Folder: examples/vlm_generate

Audio Models (ASR)

This section provides recipes for fine-tuning omni / audio-capable models on automatic speech recognition (ASR) tasks. The recipes reuse the VLM training stack but operate on {audio, text} HuggingFace datasets (AMI, LibriSpeech, GigaSpeech, CommonVoice, etc.).

Fine-Tuning

End-to-end ASR fine-tuning of Qwen3-Omni-30B-A3B-Instruct on any HuggingFace audio dataset, including a thinker-only checkpoint export step for downstream transformers / vLLM loading.

Folder: examples/audio_finetune/qwen3_omni_asr
Representative model: Qwen3-Omni-30B-A3B-Instruct
How-to guide: Fine-tune Qwen3-Omni for ASR

Diffusion Models (Text-to-Image & Text-to-Video)

Text-to-image and text-to-video diffusion models can generate visual content from natural language descriptions. Fine-tuning lets you adapt these models to a specific style, domain, or dataset — for example, generating product videos in your brand’s aesthetic. Pretraining gives you full control when no existing model fits your needs.
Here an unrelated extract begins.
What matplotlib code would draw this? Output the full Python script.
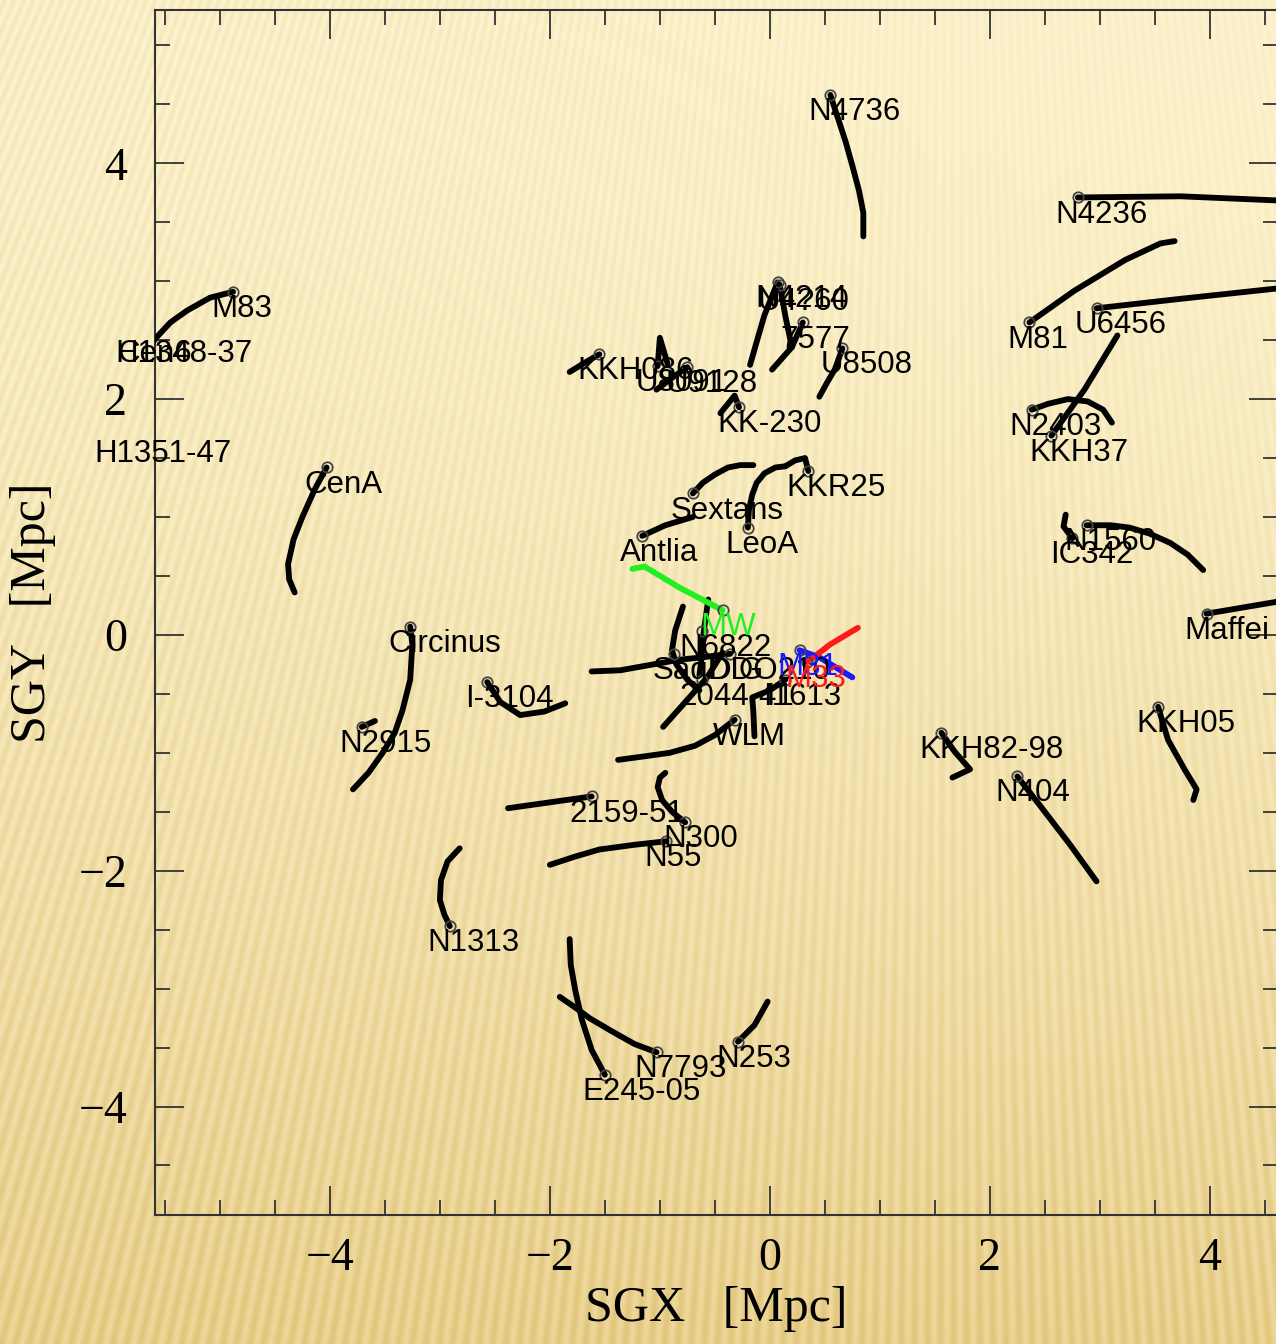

This section walks through the full workflow in NeMo AutoModel: preparing your dataset, training the model, and generating outputs.

Fine-Tuning

Fine-tuning recipes for adapting pretrained diffusion models to your data.

Folder: examples/diffusion/finetune
Representative models: FLUX.1-dev (T2I, 12B), Wan 2.1 T2V 1.3B, HunyuanVideo 1.5
How-to guide: Diffusion fine-tuning

Pretraining

Pretraining recipes for training diffusion models from scratch on large-scale datasets.

Folder: examples/diffusion/pretrain
Representative models: Wan 2.1 T2V 1.3B, FLUX.1-dev
How-to guide: Diffusion fine-tuning (pretraining section)

Generation

Generation scripts and configs for running inference with pretrained or fine-tuned diffusion models.

Folder: examples/diffusion/generate
Representative models: Wan 2.1 1.3B, FLUX.1-dev, HunyuanVideo
How-to guide: Diffusion generation

Dataset Preparation

Preprocessing pipeline to create .meta files containing VAE latents and text embeddings.

How-to guide: Diffusion dataset preparation

If you are new to the project, begin with the Install NeMo AutoModel guide. Then, select a recipe category above and follow its linked how-to guide(s). The provided YAML configurations can serve as templates—customize them by adapting model names, datasets, and precision settings to match your specific needs.